Hi,
I am new user of gensim and try the lda tutorial with french wikipedia data (and after that similarity tutorial).
Thanks you very much for gensim and all the material available !
I have processed and loaded lda model, also similarities.
I try now in oder to appreciate the results to print similarities for a sentence (a new doc) I have entered.
I manage to get the docs which are the most similar in a form of 2-tupe (id of word, score) but not the document of wikipedia.
My goal is to get the original document (before bag of word treatement).
The best I manage to do is print the words of each similar doc.
So, what should I change in my code (see the red part at the end) ?
Indeed, I do not have seen method like Id2doc (or something like that) which allow to retrieve the doc from its Id.
Herafter an extract of my code:
import logging, gensim, bz2file
import os, csv, codecs
from pprint import pprint
FoundFile=True
PathCorpus='/home//wikipedia/'
logging.basicConfig(format='%(asctime)s : %(levelname)s : %(message)s', level=logging.INFO)
#il faut d'abord charger la liste des user...
File=raw_input("entrer le nom du fichier contenant le modèle LDA produit par gensim : \n")
print(File)
fname=PathCorpus+'/'+File
if os.path.isfile(fname):
print("le fichier existe")
else:
print("le fichier n'existe pas")
FoundFile=False
# load id->word mapping (the dictionary), one of the results of step 2 above
id2word = gensim.corpora.Dictionary.load_from_text(bz2file.BZ2File(PathCorpus+'_wordids.txt.bz2'))
print('idwords=%s'%id2word)
# load corpus iterator
mm = gensim.corpora.MmCorpus(PathCorpus+'_tfidf.mm')
print('mm=%s'%mm)
if (FoundFile):
# on charge le modèle
lda=gensim.models.LdaModel.load(fname)
lda.print_topics()
# test sur un texte
TrainAMEA1=['Avoir pour la zone MEA une comprehension globale du domaine de ses enjeux des architectures existantes des evolutions court/moyen terme et des architectures cibles']
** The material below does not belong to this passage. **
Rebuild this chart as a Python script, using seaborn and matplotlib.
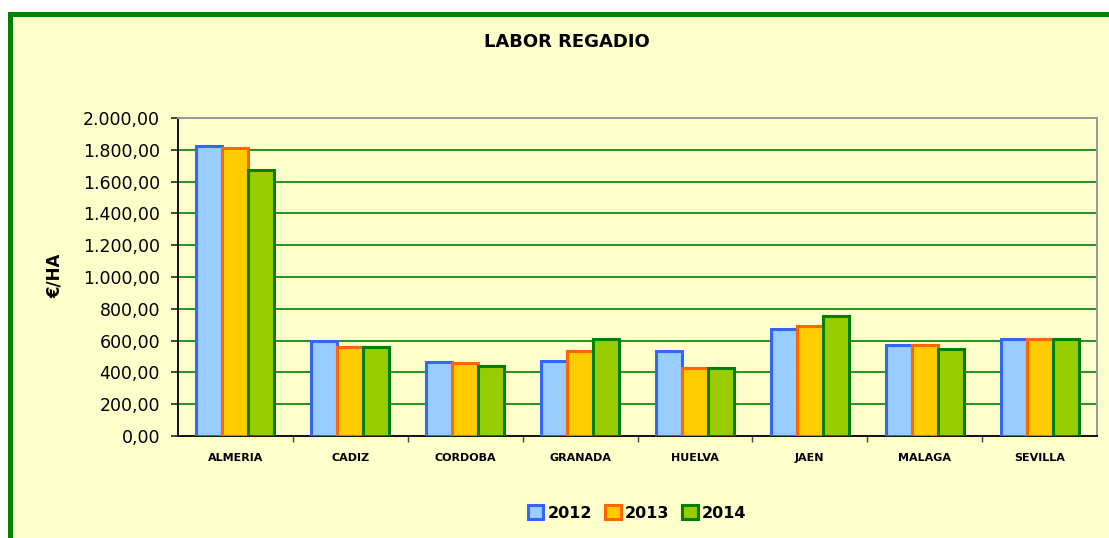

FormTrainAMEA1='zone MEA comprehension globale domaine enjeux architectures evolutions court/moyen terme'
pprint(FormTrainAMEA1)
new_vec = id2word.doc2bow(FormTrainAMEA1.lower().split())
print(new_vec) # the word "court/moyen" does not appear in the dictionary and is ignored
my_projection=lda[new_vec]
print(lda.print_topic(my_projection[0][0]))
print(lda.print_topic(my_projection[1][0]))
print(lda[new_vec])
#on charge le fichier des similarités
index=gensim.similarities.Similarity.load(PathCorpus+'frwiki_lda_index')
print("done")
sims = index[my_projection]
print(list(enumerate(sims)))
for i in range(len(sims)):
mylist=mm[sims[i][0]]
print("*****************************")
for j in range(len(mylist)):
print(id2word[mylist[j][0]])
print("terminé")